Answer (necessarily a bit subjective):

$\quad$ Multivariate calculus - no
$\quad$ Linear algebra - yes (for those infinite dim spaces), but 98% of coursework not dependent on it
$\quad$ Abstract algebra (Junior level?) - perhaps

If you are taking a real-analysis courses, you might be interested in

In mathematics, the axiom of dependent choice, denoted by $\mathsf {DC}$, is a weak form of the axiom of choice ($\mathsf {AC}$) that is still sufficient to develop most of real analysis.
It was introduced by Bernays (1942).

See wikipedia - Axiom of dependent choice

For example, you need $\mathsf {DC}$ to prove the following statement:

If $(p_n)$ is a sequence in a compact metric space $X$, then some subsequence of $(p_n)$ converges to a point of $X$.

$\quad$ (see for example Rudin's Theorem 3.6)

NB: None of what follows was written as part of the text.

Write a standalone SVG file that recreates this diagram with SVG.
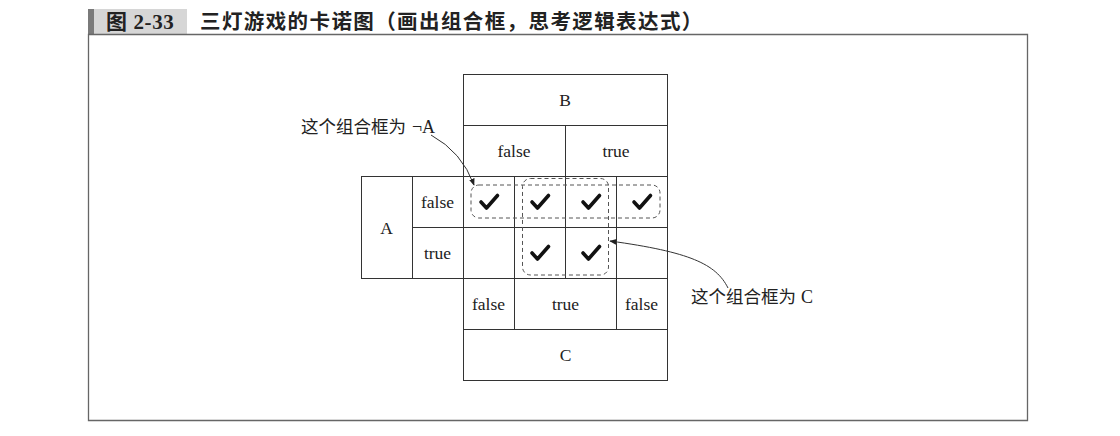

Most undergraduate students in advanced calculus will see the implicit use of $\mathsf {DC}_{\mathbb R}$, but you can't beat calculus for those math-intuition-insight correlations.

Answer 7

Already mentioned in the answer by @Asaf Karagila:

The Axiom of Choice is required to prove a basic fact from elementary set theory, commonly used in calculus:

Let $f : A \to B$ be a surjection. Then $f$ has a right inverse, i.e. there exists a function $g : B \to A$ such that $f \circ g = \mathrm{id}_B$.

Proof:

Since $f$ is surjective, $f^{-1}(\{y\})$ is nonempty for every $y \in B$. Hence, $\{f^{-1}(\{y\}) : y \in B\}$ is a family of nonempty pairwise disjoint sets. Using The Axiom of Choice, choose $x_y \in f^{-1}(\{y\})$, and define $g(y) = x_y$ for every $y \in B$. We have $f \circ g = \mathrm{id}_B$, by definition of $g$.

In contrast to this, the converse claim does not require Choice:

Let $f : A \to B$ be right-invertible. Then $f$ is surjective.

Proof:

Since $f$ is right-invertible, there exists $g : B \to A$ such that $f \circ g = \mathrm{id}_B$. Let $y \in B$, and consider $g(y) \in A$. We have $f(g(y)) = y$, by definition of $g$. Therefore, $f$ is surjective.

A similar fact that $f$ is injective if and only if it is left-invertible also follows without Choice.

Answer 8

I realise this is not at all at basic undergraduate level (in fact, it is rather technical), but I think it is a good addition to the results mentioned above.

The existence of a non Lebesgue measurable set is independent of ZF set theory and requires Axiom of Choice. This is a classical result due to Solovay.

However Thychonoff's Theorem, that the product of any collection od topological spaces is compact with respect to product topology is a classical undergraduate level result which is equivalent to Axiom of Choice (apologies if this is mentioned earlier).

Answer 9

Again, more upper-level undergrad, or intro grad level: "in a commutative ring, every proper ideal is contained in a maximal ideal" is equivalent to AC.